Citing statistics, Oluwole stated that banks collectively require at least N20 million daily to operate, with ATMs needing approximately N8 million each and N4 million over the counters.

He stressed the importance of the CBN providing clear statistics on cash circulation to improve distribution efficiency.

“For us, we are not interested in trading games like we were doing last year but looking for solutions. The solution, one, is for CBN to have clear statistics, so that they understand where they are, how they are circulating, and where they are circulating to,” he said.

Oluwole also advocated for less dependency on cash, emphasizing that a cashless economy is cheaper, safer, and more efficient.

“An economy that operates in a cashless manner does better than a cash-dependent economy. It is a proven thing all over the world,” he stated.

Additionally, the ASSBIFI President called for security agencies to crack down on illegal currency trading.

“You cannot be selling cash. You cannot sell your currency to people for a profit at discounted rates. It is not done anywhere,” Oluwole emphasized.

He urged authorities to investigate reports of point-of-sale operators buying cash from fuel stations and supermarkets.

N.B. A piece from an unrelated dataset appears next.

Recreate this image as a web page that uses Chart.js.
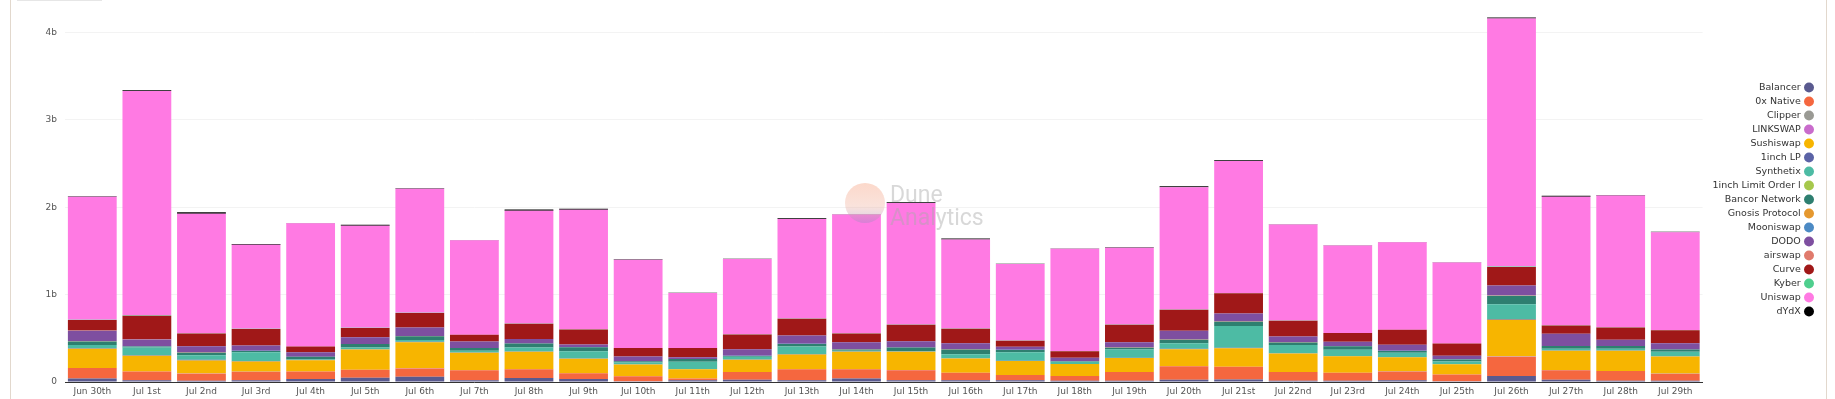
<!DOCTYPE html>
<html>
<head>
<meta charset="utf-8">
<script src="https://cdn.jsdelivr.net/npm/chart.js@4"></script>
<style>
  html, body { margin: 0; padding: 0; background: #fff; }
  #wrap { position: relative; width: 1835px; height: 399px; overflow: hidden; }
  #frame { position: absolute; left: 10px; top: -2px; width: 1815px; height: 410px;
           border-left: 1px solid #e2d8cd; border-right: 1px solid #e2d8cd; }
  #tab { position: absolute; left: 17px; top: 0; width: 85px; height: 1px; background: #e6e6e6; }
  canvas { position: absolute; left: 0; top: 0; }
</style>
</head>
<body>
<div id="wrap">
  <div id="frame"></div>
  <div id="tab"></div>
  <canvas id="chart" width="1835" height="399"></canvas>
</div>
<script>
// volumes in billions USD, per day
var days = ["Jun 30th", "Jul 1st", "Jul 2nd", "Jul 3rd", "Jul 4th", "Jul 5th", "Jul 6th", "Jul 7th",
  "Jul 8th", "Jul 9th", "Jul 10th", "Jul 11th", "Jul 12th", "Jul 13th", "Jul 14th", "Jul 15th",
  "Jul 16th", "Jul 17th", "Jul 18th", "Jul 19th", "Jul 20th", "Jul 21st", "Jul 22nd", "Jul 23rd",
  "Jul 24th", "Jul 25th", "Jul 26th", "Jul 27th", "Jul 28th", "Jul 29th"];

var balancer = [0.04, 0.02, 0.015, 0.02, 0.035, 0.05, 0.06, 0.02, 0.045, 0.035, 0.01, 0.02, 0.025, 0.02, 0.04,
  0.02, 0.02, 0.02, 0.015, 0.015, 0.025, 0.03, 0.015, 0.015, 0.02, 0.01, 0.07, 0.025, 0.015, 0.015];
var zeroX = [0.12, 0.10, 0.08, 0.095, 0.085, 0.09, 0.095, 0.115, 0.10, 0.065, 0.055, 0.02, 0.09, 0.125, 0.105,
  0.115, 0.085, 0.06, 0.055, 0.10, 0.155, 0.145, 0.10, 0.09, 0.10, 0.075, 0.22, 0.11, 0.11, 0.08];
var clipper = [0, 0, 0, 0, 0, 0, 0, 0, 0, 0, 0, 0, 0, 0, 0, 0, 0, 0, 0, 0, 0, 0, 0, 0, 0.002, 0.002, 0.003, 0.002, 0.002, 0.002];
var linkswap = [0.001, 0.001, 0.001, 0.001, 0, 0.001, 0.001, 0, 0.001, 0, 0, 0, 0, 0.001, 0, 0.001, 0, 0, 0, 0, 0.001, 0.001, 0, 0, 0, 0, 0.001, 0, 0, 0];
var sushiswap = [0.22, 0.18, 0.15, 0.12, 0.13, 0.23, 0.30, 0.20, 0.20, 0.165, 0.135, 0.105, 0.14, 0.17, 0.20,
  0.21, 0.165, 0.16, 0.135, 0.16, 0.195, 0.21, 0.21, 0.19, 0.16, 0.115, 0.42, 0.22, 0.23, 0.195];
var oneInchLp = [0.004, 0.004, 0.01, 0.004, 0.003, 0.003, 0.004, 0.003, 0.004, 0.003, 0.002, 0.002, 0.003, 0.004, 0.003,
  0.003, 0.003, 0.002, 0.002, 0.003, 0.004, 0.005, 0.003, 0.003, 0.003, 0.002, 0.006, 0.003, 0.003, 0.003];
var synthetix = [0.04, 0.09, 0.05, 0.10, 0.005, 0.02, 0.02, 0.02, 0.045, 0.085, 0.02, 0.085, 0.03, 0.085, 0.01,
  0.005, 0.045, 0.10, 0.025, 0.095, 0.065, 0.25, 0.095, 0.07, 0.05, 0.03, 0.17, 0.02, 0.02, 0.05];
var oneInchLimit = [0, 0, 0, 0, 0, 0, 0, 0, 0, 0, 0, 0, 0, 0, 0, 0, 0, 0, 0, 0, 0, 0, 0, 0, 0, 0, 0.001, 0.001, 0.001, 0.001];
var bancor = [0.04, 0.01, 0.03, 0.015, 0.03, 0.04, 0.045, 0.03, 0.045, 0.045, 0.015, 0.03, 0.01, 0.03, 0.015,
  0.04, 0.055, 0.025, 0.005, 0.02, 0.04, 0.05, 0.03, 0.04, 0.02, 0.025, 0.095, 0.03, 0.03, 0.025];
var gnosis = [0.001, 0.001, 0.001, 0.001, 0.001, 0.001, 0.001, 0.001, 0.001, 0.001, 0, 0, 0.001, 0.001, 0.001,
  0.001, 0.001, 0, 0, 0.001, 0.001, 0.002, 0.001, 0.001, 0.001, 0, 0.002, 0.001, 0.001, 0.001];
var mooniswap = [0.002, 0.002, 0.001, 0.001, 0.001, 0.001, 0.002, 0.001, 0.001, 0.001, 0.001, 0.001, 0.001, 0.001, 0.001,
  0.001, 0.001, 0.001, 0.001, 0.001, 0.001, 0.001, 0.001, 0.001, 0.001, 0.001, 0.002, 0.001, 0.001, 0.001];
var dodo = [0.12, 0.08, 0.07, 0.06, 0.05, 0.075, 0.095, 0.075, 0.05, 0.03, 0.055, 0.02, 0.075, 0.095, 0.08,
  0.07, 0.07, 0.035, 0.04, 0.06, 0.10, 0.09, 0.065, 0.05, 0.07, 0.04, 0.115, 0.14, 0.07, 0.07];
var airswap = [0.001, 0.001, 0.001, 0, 0, 0.001, 0.001, 0, 0, 0, 0, 0, 0, 0.001, 0, 0, 0, 0, 0, 0, 0, 0.001, 0, 0, 0, 0, 0.001, 0, 0, 0];
var curve = [0.12, 0.27, 0.145, 0.19, 0.065, 0.105, 0.165, 0.075, 0.175, 0.17, 0.095, 0.105, 0.17, 0.19, 0.10,
  0.19, 0.165, 0.07, 0.075, 0.20, 0.24, 0.23, 0.18, 0.10, 0.17, 0.14, 0.21, 0.095, 0.14, 0.15];
var kyber = [0.003, 0.004, 0.003, 0.003, 0.002, 0.003, 0.003, 0.002, 0.003, 0.003, 0.002, 0.002, 0.002, 0.003, 0.002,
  0.003, 0.002, 0.002, 0.002, 0.003, 0.003, 0.004, 0.003, 0.002, 0.002, 0.002, 0.005, 0.003, 0.003, 0.002];
var uniswap = [1.41, 2.57, 1.37, 0.96, 1.41, 1.17, 1.42, 1.08, 1.29, 1.37, 1.01, 0.63, 0.86, 1.14, 1.36,
  1.39, 1.02, 0.875, 1.17, 0.88, 1.40, 1.51, 1.10, 1.0, 1.0, 0.925, 2.84, 1.47, 1.51, 1.12];
var dydx = [0.005, 0.008, 0.015, 0.01, 0.004, 0.01, 0.006, 0.005, 0.015, 0.01, 0.005, 0.003, 0.004, 0.01, 0.004,
  0.01, 0.01, 0.004, 0.004, 0.004, 0.01, 0.01, 0.004, 0.005, 0.004, 0.004, 0.012, 0.01, 0.005, 0.004];

var series = [
  ["Balancer", balancer, "#5a5a8f"],
  ["0x Native", zeroX, "#f5673f"],
  ["Clipper", clipper, "#9a9a94"],
  ["LINKSWAP", linkswap, "#c96ccc"],
  ["Sushiswap", sushiswap, "#f7b500"],
  ["1inch LP", oneInchLp, "#5b63a6"],
  ["Synthetix", synthetix, "#4dbba4"],
  ["1inch Limit Order l", oneInchLimit, "#a6c84c"],
  ["Bancor Network", bancor, "#2e7f70"],
  ["Gnosis Protocol", gnosis, "#e5982f"],
  ["Mooniswap", mooniswap, "#4c8ac4"],
  ["DODO", dodo, "#7e4fa0"],
  ["airswap", airswap, "#e07a6c"],
  ["Curve", curve, "#a01818"],
  ["Kyber", kyber, "#4fcf8e"],
  ["Uniswap", uniswap, "#ff7ae3"],
  ["dYdX", dydx, "#000000"]
];

var datasets = series.map(function (s) {
  return {
    label: s[0],
    data: s[1],
    backgroundColor: s[2],
    borderWidth: 0,
    categoryPercentage: 1,
    barPercentage: 0.894
  };
});

// faded "Dune Analytics" mark in the middle of the plot
var watermark = {
  id: 'watermark',
  afterDatasetsDraw: function (chart) {
    var ctx = chart.ctx;
    ctx.save();
    ctx.globalAlpha = 0.4;
    var g = ctx.createLinearGradient(0, 184, 0, 224);
    g.addColorStop(0, '#f7a07e');
    g.addColorStop(0.55, '#f2b8a6');
    g.addColorStop(1, '#9a86c4');
    ctx.fillStyle = g;
    ctx.beginPath();
    ctx.arc(865, 203, 20, 0, Math.PI * 2);
    ctx.fill();
    ctx.globalAlpha = 0.45;
    ctx.fillStyle = '#a9a9a9';
    ctx.font = '23px Roboto';
    ctx.textBaseline = 'alphabetic';
    ctx.fillText('Dune', 890, 202);
    ctx.fillText('Analytics', 890, 225);
    ctx.restore();
  }
};

var context = document.getElementById('chart').getContext('2d');

var myChart = new Chart(context, {
  type: 'bar',
  data: { labels: days, datasets: datasets },
  plugins: [watermark],
  options: {
    responsive: false,
    animation: false,
    layout: { padding: { top: 0, right: 18, bottom: 0, left: 0 } },
    plugins: {
      tooltip: { enabled: false },
      legend: {
        position: 'right',
        align: 'center',
        rtl: true,
        labels: {
          usePointStyle: true,
          pointStyle: 'circle',
          boxWidth: 7,
          boxHeight: 7,
          padding: 4.5,
          color: '#333',
          font: { family: 'DejaVu Sans', size: 9.5 }
        }
      }
    },
    scales: {
      x: {
        stacked: true,
        afterFit: function (scale) { scale.height = 17; },
        grid: { display: false, drawTicks: false },
        border: { display: true, color: '#333', width: 1 },
        ticks: {
          color: '#555',
          padding: 4,
          maxRotation: 0,
          autoSkip: false,
          font: { family: 'DejaVu Sans', size: 9 }
        }
      },
      y: {
        stacked: true,
        min: 0,
        max: 4.22,
        afterFit: function (scale) { scale.width = 65; },
        afterBuildTicks: function (scale) {
          scale.ticks = [0, 1, 2, 3, 4].map(function (v) { return { value: v }; });
        },
        grid: { color: '#f3f3f3', drawTicks: false },
        border: { display: false },
        ticks: {
          color: '#555',
          padding: 8,
          font: { family: 'DejaVu Sans', size: 9 },
          callback: function (v) { return v === 0 ? '0' : v + 'b'; }
        }
      }
    }
  }
});
</script>
</body>
</html>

Oluwole concluded by reiterating that no bank deliberately withholds cash from its customers.

“No bank wants to starve its customers of cash. It does not make sense for any bank to hold on to cash, but you can only give what you have,” he said.

“As the cash crisis persists, stakeholders are urging the CBN to act swiftly to address these concerns and alleviate the strain on both banks and the public,” Oluwole stated.

Meanwhile, the National Coordinator of the Human Rights Writers Association of Nigeria (HRWAN), Emmanuel Onwubiko, in a statement criticized the CBN and its Governor, Olayemi Cardoso, for their mishandling of monetary policy, holding them accountable for the widespread hardship that has resulted.

He further pointed out how cash scarcity has left millions, especially in rural areas, unable to conduct transactions, thereby deepening the struggles of small businesses, artisans, and daily wage earners.

“Nationwide, long bank and ATM queues have become the norm, with depositors unable to access their funds despite sufficient balances,” he added.

Onwubiko argued that the crisis not only reflects poor monetary policy but also deeper systemic issues within Nigeria’s economy.

He urged President Bola Tinubu to intervene swiftly to stabilize the banking system and prevent an economic collapse.

The group also called on the National Assembly to summon the CBN Governor for accountability and oversight.